Presidents’ Day is celebrated annually on the third Monday in February in honor of George Washington and Abraham Lincoln’s birthdays, which are both this month. The holiday began in 1879, when an act of Congress implemented a Federal Holiday for government offices in Washington, DC entitled George Washington’s Birthday. In 1885, it was expanded to include all federal offices. As it was the first federal holiday to honor an American president, it was first celebrated on February 22nd, Washington’s actual birthday.
However, on January 1st, 1971, it was shifted to the current third Monday pattern due to the Uniform Monday Holiday Act. The intent of the Uniform Monday Holiday Act was to increase the number of three-day weekends for federal employees. The act moved five holidays from specific dates to always Mondays – Martin Luther King, Jr.’s Birthday, George Washington’s Birthday, Memorial Day, Columbus Day, and Veterans’ Day (though Veterans’ Day was later returned to November 11th).

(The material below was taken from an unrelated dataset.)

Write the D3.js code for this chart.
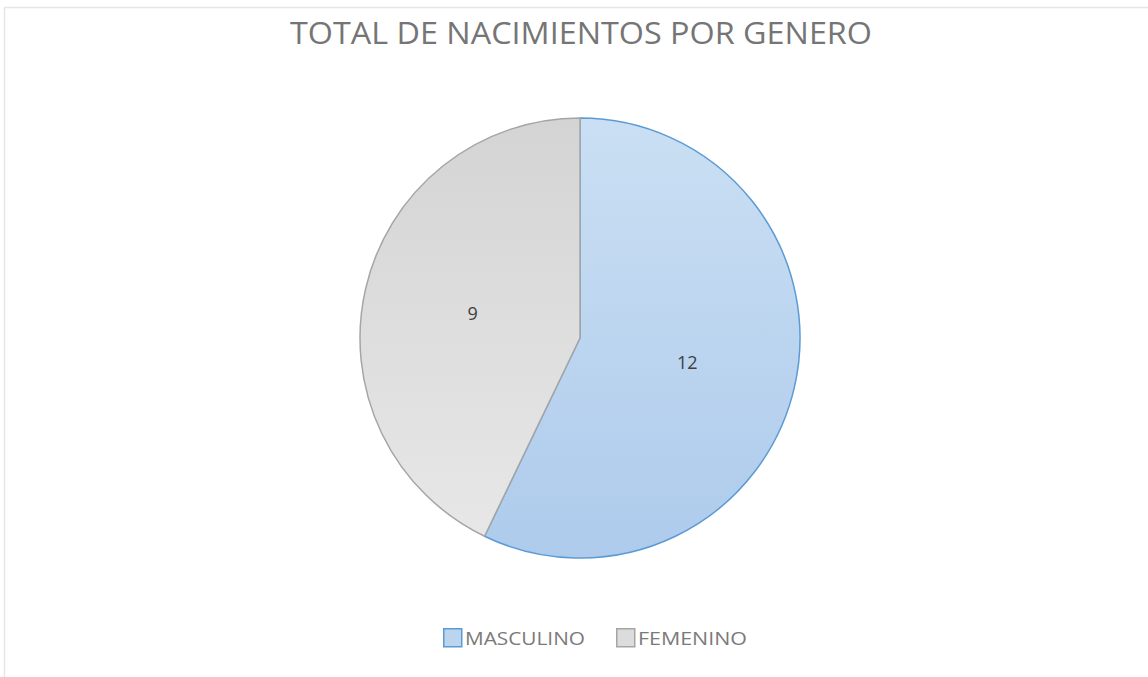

This places the holiday between February 15th and 21st each year, which makes the name “George Washington’s Birthday,” a bit of a misnomer, as it can never occur on his actual birthday.
An early draft of the Uniform Monday Holiday Act would have renamed the holiday “Presidents’ Day,” but the proposal failed in committee. However, by the mid-1980s, due to a push from advertisers, the term “Presidents’ Day,” made its public appearance. Approximately a dozen state governments have since renamed the holiday “Presidents’ Day,” “Washington and Lincoln’s Birthdays,” or some other more inclusive moniker.
In recent years, the day has become known as one in which many stores – especially car dealerships – hold sales. Until the 1980s, corporate businesses generally closed for the day, similar to practices on holidays like Christmas and Memorial Day.
Whatever the official name, we hope you enjoy today!